As of this writing, the union has not been specific in terms of wage increases. Under the last contract, the union was included in a profit-sharing plan but gave up the ''annual-improvement factor,'' which provided for automatic 3 percent annual wage increases.
A number of analysts believe the companies will try to score cost-cutting points through work-rule changes and job flexibility. These, however, are settled at the local factory level and don't come up for bargaining on the national level. Company and labor leaders are squaring off on the issue of job security.
''All of this is uncharted territory,'' said one New York auto analyst, who asked not to be named. But this analyst believes there are compromises that could work. For instance, they ''could make the decision to move offshore a matter of negotiation, (and have management) say, 'We're going to open this job to the lowest bidder. If you can make this car cheaper here, fine.' ''
The union would like to approach job security through a shorter workweek. Bieber argues that the companies could hire more permanent workers if they did not rely so heavily on overtime. Right now, the industry is running almost at capacity trying to meet demand.
This could mean trouble for the industry should the union stage a strike this fall, after the contract runs out Sept. 14. Dealers seem to be selling cars almost as fast as they get them, leaving inventories low.
''They have about a 50-day supply, which isn't very much. They would like to have a lot more going into a strike,'' says Lawrence Harbeck, with the Office for the Study of Automotive Transportation at the University of Michigan.
Meanwhile, the union could last for a while on its hefty strike fund of $558 million.
Averting a strike depends on cooperation between labor and management - but also between union leaders and the rank and file. Leaders need rank-and-file approval of new labor contracts.

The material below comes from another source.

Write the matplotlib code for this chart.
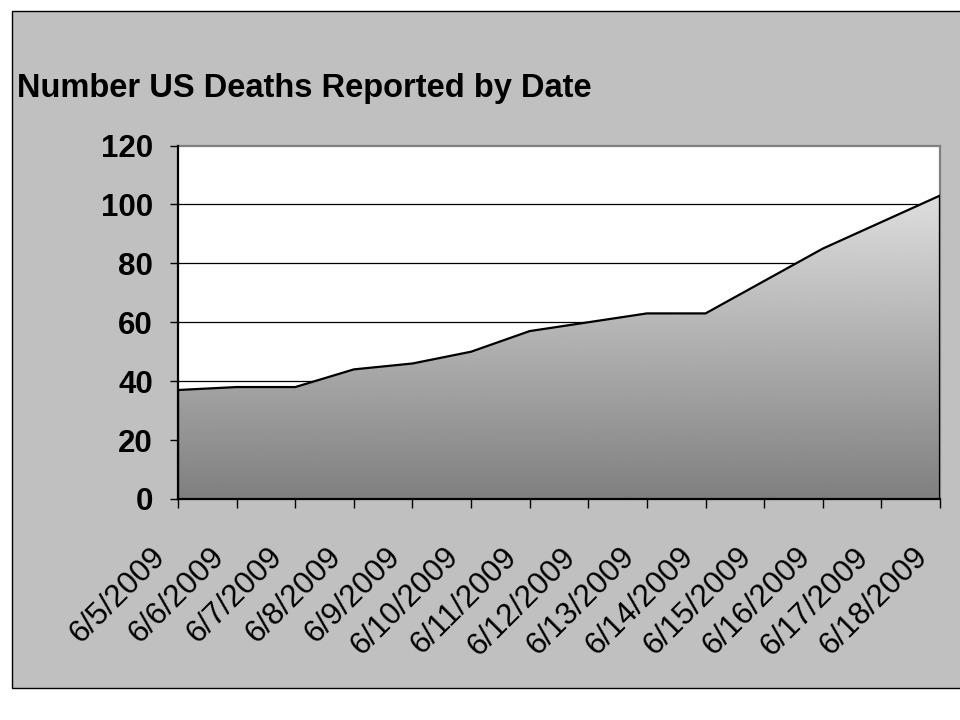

''The folks at the[union's] top are more understanding to some of the arguments[of cost-cutting needs] than the rank and file,'' Mr. Harbeck says. Len Wozny, acting president of Detroit Local 160, an outspoken local office that touts the slogan ''Restore and More in '84,'' says disagreement between union leadership and the rank and file during this set of negotiations ''is a distinct possibility.''
The contract that emerges in the end will have an impact that spreads beyond these two industry giants. Chrysler negotiations will be coming up in a year, and other recession-battered unions across the country will be watching to see how much the UAW can regain from concessions made in 1982.